Keep writing, but maybe try to put yourself in the position of your readers. Your readers have no commitment to your story, the don't start with any interest in what you have to say. You need to give them those things.
 
Feedback

Like NotWise, I didn't see your third story up. There might be a problem there. I read your first story. I didn't read your second one.

First off, you finished the story. That is something to be proud of. It takes more effort than most readers understand just to finish the damn story.

So now to the bad. You spend way to much time telling and not showing. Don't tell me she gave you "An absolutely lovely blow job", show me the blow job. Give me the blow by blow (pun intended) tell me where she licked, how she licked it, what she did with her tongue, all of it. I want the details, Man!

Second, give me a reason to be into your characters. NotWise touched on this and he is absolutely right. I've got to have a reason to connect or I won't connect and if I don't connect then as a reader, I won't read. So give me some emotion. Remember to show it to me, don't tell me about it. Your characters don't have to be good guys or bad guys they have to be real. And by real, I mean real in a fantasy fiction type of real. Please God do not give me real life characters {boring} I want believable larger than life characters. If you want to know how to do that, read Hemingway or Heinlein.

I think you have the writing mechanics down well enough. Work on "Show don't tell" and "Building Characters" and your writing will improve.

I hope this helps a little.
 
I read over both stories and can only agree with NW and GC. The mechanics are fine, and that's nothing to sneeze at. OTOH, there's not much there. The stories were practically the same, too -- man meets woman in the Highlands and they have sex in a hotel room.

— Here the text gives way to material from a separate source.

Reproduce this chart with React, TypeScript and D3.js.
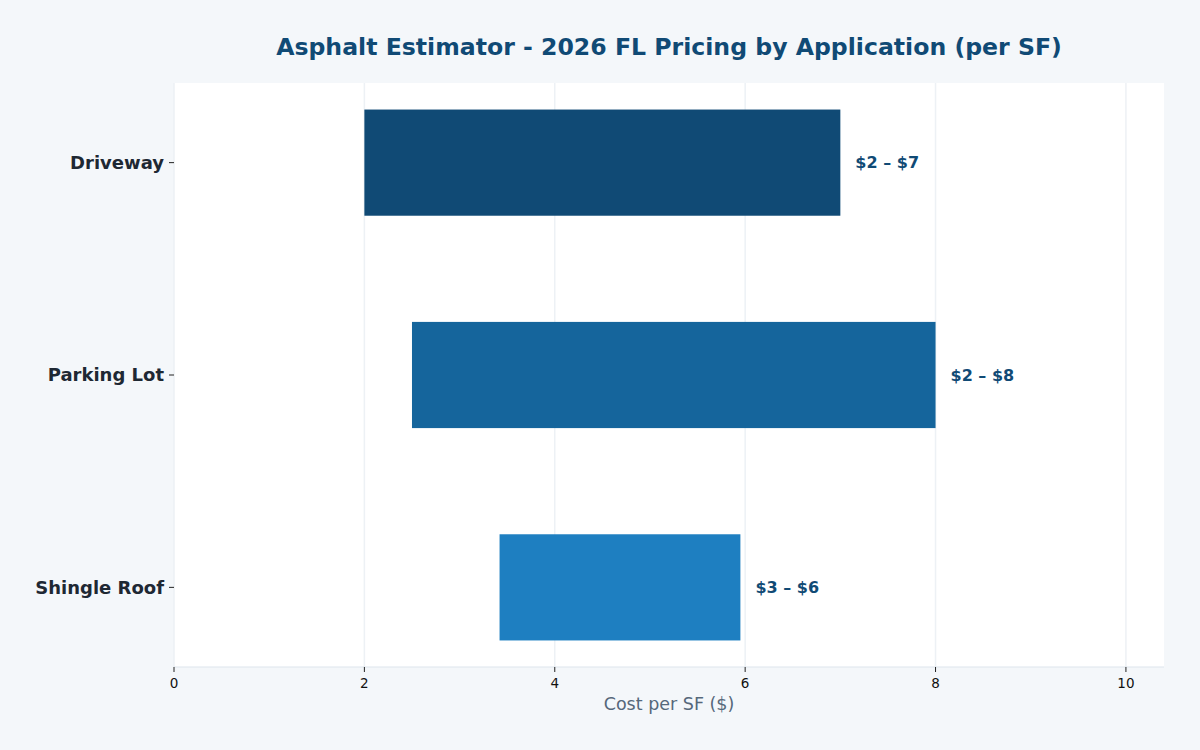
import React from "react";
import * as d3 from "d3";

const categories = ["Driveway", "Parking Lot", "Shingle Roof"];
const lowCost = [2.0, 2.5, 3.42];
const highCost = [7.0, 8.0, 5.95];
const rangeLabels = ["$2 – $7", "$2 – $8", "$3 – $6"];
const barColors = ["#104a75", "#15659c", "#1e7fc1"];
const xTicks = [0, 2, 4, 6, 8, 10];

const W = 1200;
const H = 750;
const plot = { left: 174, right: 1164, top: 83, bottom: 667 };
const font = "'DejaVu Sans', sans-serif";

export default function App() {
  const x = d3.scaleLinear().domain([0, 10.4]).range([plot.left, plot.right]);
  const y = d3
    .scaleLinear()
    .domain([-0.375, categories.length - 1 + 0.375])
    .range([plot.top, plot.bottom]);
  const barH = y(0.25) - y(-0.25);

  return (
    <svg
      width={W}
      height={H}
      style={{ position: "absolute", left: 0, top: 0, fontFamily: font }}
    >
      <rect width={W} height={H} fill="#f4f7fa" />
      <rect
        x={plot.left}
        y={plot.top}
        width={plot.right - plot.left}
        height={plot.bottom - plot.top}
        fill="#ffffff"
      />
      {/* vertical grid */}
      {xTicks.map((t) => (
        <line
          key={"g" + t}
          x1={x(t)}
          x2={x(t)}
          y1={plot.top}
          y2={plot.bottom}
          stroke="#edf1f5"
          strokeWidth={1.5}
        />
      ))}
      <line
        x1={plot.left}
        x2={plot.right}
        y1={plot.bottom}
        y2={plot.bottom}
        stroke="#dde5ec"
        strokeWidth={1}
      />

      {/* bars */}
      {categories.map((c, i) => (
        <g key={c}>
          <rect
            x={x(lowCost[i])}
            y={y(i) - barH / 2}
            width={x(highCost[i]) - x(lowCost[i])}
            height={barH}
            fill={barColors[i]}
          />
          <text
            x={x(highCost[i]) + 15}
            y={y(i)}
            dy="0.35em"
            fontSize={16}
            fontWeight="bold"
            fill="#104a75"
          >
            {rangeLabels[i]}
          </text>
          <line
            x1={plot.left - 5}
            x2={plot.left}
            y1={y(i)}
            y2={y(i)}
            stroke="#222"
            strokeWidth={1}
          />
          <text
            x={plot.left - 10}
            y={y(i)}
            dy="0.35em"
            textAnchor="end"
            fontSize={18}
            fontWeight="bold"
            fill="#1e2833"
          >
            {c}
          </text>
        </g>
      ))}

      {/* x axis ticks */}
      {xTicks.map((t) => (
        <g key={"t" + t}>
          <line
            x1={x(t)}
            x2={x(t)}
            y1={plot.bottom}
            y2={plot.bottom + 5}
            stroke="#222"
            strokeWidth={1}
          />
          <text
            x={x(t)}
            y={plot.bottom + 16}
            dy="0.35em"
            textAnchor="middle"
            fontSize={13.5}
            fill="#111"
          >
            {t}
          </text>
        </g>
      ))}
      <text
        x={(plot.left + plot.right) / 2}
        y={704}
        dy="0.35em"
        textAnchor="middle"
        fontSize={17.5}
        fill="#56687a"
      >
        Cost per SF ($)
      </text>

      <text
        x={(plot.left + plot.right) / 2}
        y={47}
        dy="0.35em"
        textAnchor="middle"
        fontSize={23.6}
        fontWeight="bold"
        fill="#104a75"
      >
        Asphalt Estimator - 2026 FL Pricing by Application (per SF)
      </text>
    </svg>
  );
}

There was nothing notable about the man or the woman in either story. They didn't even have names, that I recall. That in itself is not terrible or anything; you can certainly tell a good story without naming the protagonist(s). But if you're going to do that, you need to do something to give the characters some depth, something that makes them stand out in the reader's mind. Because if you don't, there's no reason to care about them or what happens to them.

I'm not saying you need detailed back stories on all your characters. Plenty of readers like what you have here, a quick sex scene. But if you want to do more, you can take our opinions under consideration.

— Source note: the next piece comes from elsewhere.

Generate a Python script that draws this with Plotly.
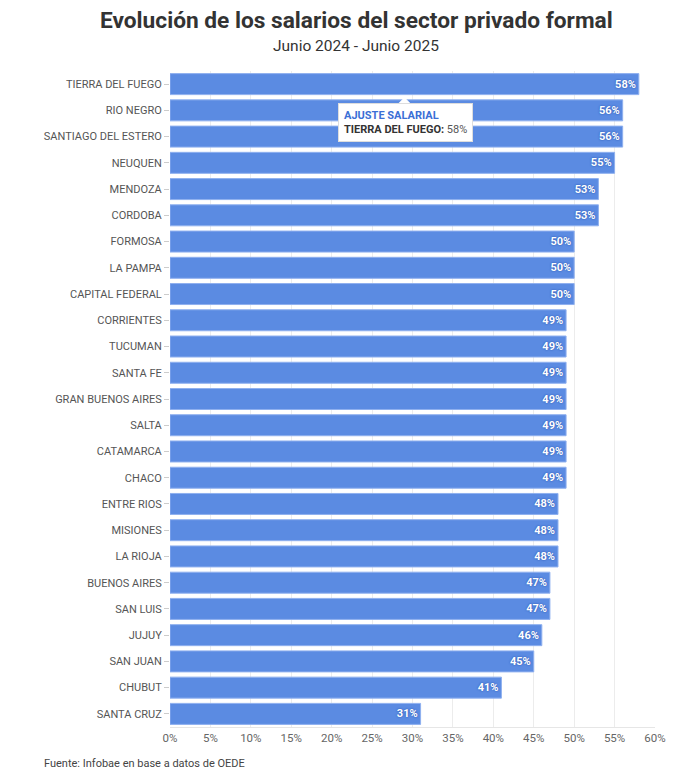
import plotly.graph_objects as go

provincias = ["TIERRA DEL FUEGO", "RIO NEGRO", "SANTIAGO DEL ESTERO", "NEUQUEN", "MENDOZA",
              "CORDOBA", "FORMOSA", "LA PAMPA", "CAPITAL FEDERAL", "CORRIENTES", "TUCUMAN",
              "SANTA FE", "GRAN BUENOS AIRES", "SALTA", "CATAMARCA", "CHACO", "ENTRE RIOS",
              "MISIONES", "LA RIOJA", "BUENOS AIRES", "SAN LUIS", "JUJUY", "SAN JUAN",
              "CHUBUT", "SANTA CRUZ"]
ajuste = [58, 56, 56, 55, 53, 53, 50, 50, 50, 49, 49, 49, 49, 49, 49, 49, 48, 48, 48,
          47, 47, 46, 45, 41, 31]
x_ticks = list(range(0, 61, 5))
x_tick_labels = [f"{v}%" for v in x_ticks]

FONT = "Roboto"
BAR = "#5b8be2"

fig = go.Figure(go.Bar(
    x=ajuste, y=provincias, orientation="h",
    marker=dict(color=BAR, line=dict(color="#8fb0ef", width=1)),
    text=[f"{v}%" for v in ajuste], textposition="inside", insidetextanchor="end",
    textfont=dict(family=FONT, size=11, color="white", weight="bold", shadow="0px 0px 2px #1f4aa8"),
    cliponaxis=False, hoverinfo="skip",
))

# page body has an 8px margin, so the figure is drawn 16px smaller
fig.update_layout(
    width=672, height=767,
    margin=dict(l=162, r=25, t=63, b=48),
    paper_bgcolor="white", plot_bgcolor="white",
    bargap=0.2, showlegend=False,
    font=dict(family=FONT, color="#444"),
    xaxis=dict(range=[0, 60], tickvals=x_ticks, ticktext=x_tick_labels,
               showgrid=True, gridcolor="#ececec", gridwidth=1, zeroline=False,
               showline=True, linecolor="#e6e6e6", ticks="",
               tickfont=dict(family=FONT, size=11.5, color="#666")),
    yaxis=dict(autorange="reversed", ticks="outside", ticklen=5, tickcolor="#cccccc",
               showline=False, showgrid=False,
               tickfont=dict(family=FONT, size=11, color="#555")),
)

TITLE_X = (348 - 162) / 485  # title centre in paper units
fig.add_annotation(xref="paper", yref="paper", x=TITLE_X,
                   y=1.0777, xanchor="center", yanchor="middle", showarrow=False,
                   text="<b>Evolución de los salarios del sector privado formal</b>",
                   font=dict(family=FONT, size=22.7, color="#333"))
fig.add_annotation(xref="paper", yref="paper", x=TITLE_X,
                   y=1.038, xanchor="center", yanchor="middle", showarrow=False,
                   text="Junio 2024 - Junio 2025",
                   font=dict(family=FONT, size=15.5, color="#333"))

# persistent tooltip
fig.add_shape(type="path", xref="x", yref="paper", xsizemode="pixel", ysizemode="pixel",
              xanchor=29, yanchor=0.951, path="M -6 0 L 0 6 L 6 0 Z",
              fillcolor="white", line=dict(width=0), layer="above")
fig.add_annotation(
    xref="x", yref="paper", x=29.1, y=0.951, xanchor="center", yanchor="top",
    showarrow=False, align="left", bgcolor="white", bordercolor="#dddddd", borderwidth=1,
    borderpad=5,
    text="<b style='color:#3b6fd6'>AJUSTE SALARIAL</b><br>"
         "<b style='color:#333'>TIERRA DEL FUEGO:</b> <span style='color:#555'>58%</span>",
    font=dict(family=FONT, size=11, color="#333"),
)

fig.add_annotation(xref="paper", yref="paper", x=-0.264, y=-0.0564, xanchor="left", yanchor="middle",
                   showarrow=False, text="Fuente: Infobae en base a datos de OEDE",
                   font=dict(family=FONT, size=11, color="#444"))

fig.write_html("out.html")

I find, for example, that whether an experience is true or not makes no difference to me. I don't know you, so you stating a story is true means nothing to me, in the sense of adding to the eroticism. Plenty of fictional stories are written with the conceit of being true, so that particular element doesn't matter to me as a reader. OTOH, others may find it adds to things.

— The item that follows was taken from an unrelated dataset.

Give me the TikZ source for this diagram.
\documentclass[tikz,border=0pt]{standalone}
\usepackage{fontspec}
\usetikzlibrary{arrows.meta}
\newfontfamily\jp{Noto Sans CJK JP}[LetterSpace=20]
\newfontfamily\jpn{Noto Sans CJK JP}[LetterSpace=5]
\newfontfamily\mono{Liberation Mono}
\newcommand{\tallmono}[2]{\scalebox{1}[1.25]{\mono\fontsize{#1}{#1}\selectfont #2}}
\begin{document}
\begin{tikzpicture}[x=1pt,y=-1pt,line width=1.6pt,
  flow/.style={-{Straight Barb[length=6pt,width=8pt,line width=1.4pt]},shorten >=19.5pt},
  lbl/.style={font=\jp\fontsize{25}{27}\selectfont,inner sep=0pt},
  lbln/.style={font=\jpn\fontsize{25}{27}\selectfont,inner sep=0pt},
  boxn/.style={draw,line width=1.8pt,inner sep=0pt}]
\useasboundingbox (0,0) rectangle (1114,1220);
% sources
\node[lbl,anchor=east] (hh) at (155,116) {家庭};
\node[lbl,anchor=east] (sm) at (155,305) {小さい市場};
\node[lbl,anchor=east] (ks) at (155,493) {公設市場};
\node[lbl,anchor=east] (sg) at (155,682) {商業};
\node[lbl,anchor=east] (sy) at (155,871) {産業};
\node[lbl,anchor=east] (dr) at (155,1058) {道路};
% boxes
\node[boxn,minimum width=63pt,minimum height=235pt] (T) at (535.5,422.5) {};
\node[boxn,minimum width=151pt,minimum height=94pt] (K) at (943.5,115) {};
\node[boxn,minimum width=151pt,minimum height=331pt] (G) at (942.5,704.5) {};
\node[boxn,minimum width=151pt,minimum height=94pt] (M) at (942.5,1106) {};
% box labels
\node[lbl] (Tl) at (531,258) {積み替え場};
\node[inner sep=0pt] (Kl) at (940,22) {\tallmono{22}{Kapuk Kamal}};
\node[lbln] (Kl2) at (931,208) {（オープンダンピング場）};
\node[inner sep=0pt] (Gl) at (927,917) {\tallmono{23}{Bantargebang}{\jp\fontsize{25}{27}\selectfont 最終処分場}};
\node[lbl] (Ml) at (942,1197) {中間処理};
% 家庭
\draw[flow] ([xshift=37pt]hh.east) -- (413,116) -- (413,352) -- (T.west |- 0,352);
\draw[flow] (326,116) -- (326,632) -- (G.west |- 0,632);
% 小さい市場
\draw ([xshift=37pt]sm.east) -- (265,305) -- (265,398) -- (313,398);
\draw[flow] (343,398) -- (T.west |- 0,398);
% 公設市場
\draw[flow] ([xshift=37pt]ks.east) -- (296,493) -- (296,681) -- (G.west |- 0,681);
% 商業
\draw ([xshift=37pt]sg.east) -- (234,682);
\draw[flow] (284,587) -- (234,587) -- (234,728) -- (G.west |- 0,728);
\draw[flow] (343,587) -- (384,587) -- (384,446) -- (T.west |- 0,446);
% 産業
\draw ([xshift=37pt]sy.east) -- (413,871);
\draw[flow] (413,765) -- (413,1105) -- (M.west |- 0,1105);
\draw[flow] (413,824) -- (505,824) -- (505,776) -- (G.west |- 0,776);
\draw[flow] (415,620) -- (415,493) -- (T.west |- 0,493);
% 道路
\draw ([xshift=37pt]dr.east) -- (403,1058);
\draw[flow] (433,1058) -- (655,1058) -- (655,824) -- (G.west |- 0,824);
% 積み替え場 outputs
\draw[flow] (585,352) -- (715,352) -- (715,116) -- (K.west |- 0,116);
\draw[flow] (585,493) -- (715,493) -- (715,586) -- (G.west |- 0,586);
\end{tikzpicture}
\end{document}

More character development would help your stories, I think, if that's what you want to do.

Showing and not telling is always good advice, I also find. Being told everything (she felt X, he did Y because...) often makes a story read like a report. A balance between showing and telling needs to be reached but that balance is different for every writer.

Good luck :)
 
This might seem a little harsh, especially coming from another newbie. I'm also a new writer, but a pretty experienced reader. I concur with the other comments made above. I read the first few paragraphs of the first story and there was nothing there to make me want to read further, so I didn't.. Sorry. Also, when the first story I read, or attempt to read, by an author doesn't excite me, I'm not likely to read others by that author. Like everyone, my time is limited. Yes, show don't tell. I like stories that start off with a bang, that grab me by the gonads and pull me in. Have the characters do something interesting, something unusual, something erotic early on. Make the reader want to know more about them; then let them introduce themselves through their conversations and internal dialogue and interactions. That's my two cents. Hope it helps. Keep writing and reading and imitating and you'll get better.

Oh, one other thing, I wouldn't worry about voice. If you are comfortable with first person, write first person. You have bigger fish to fry.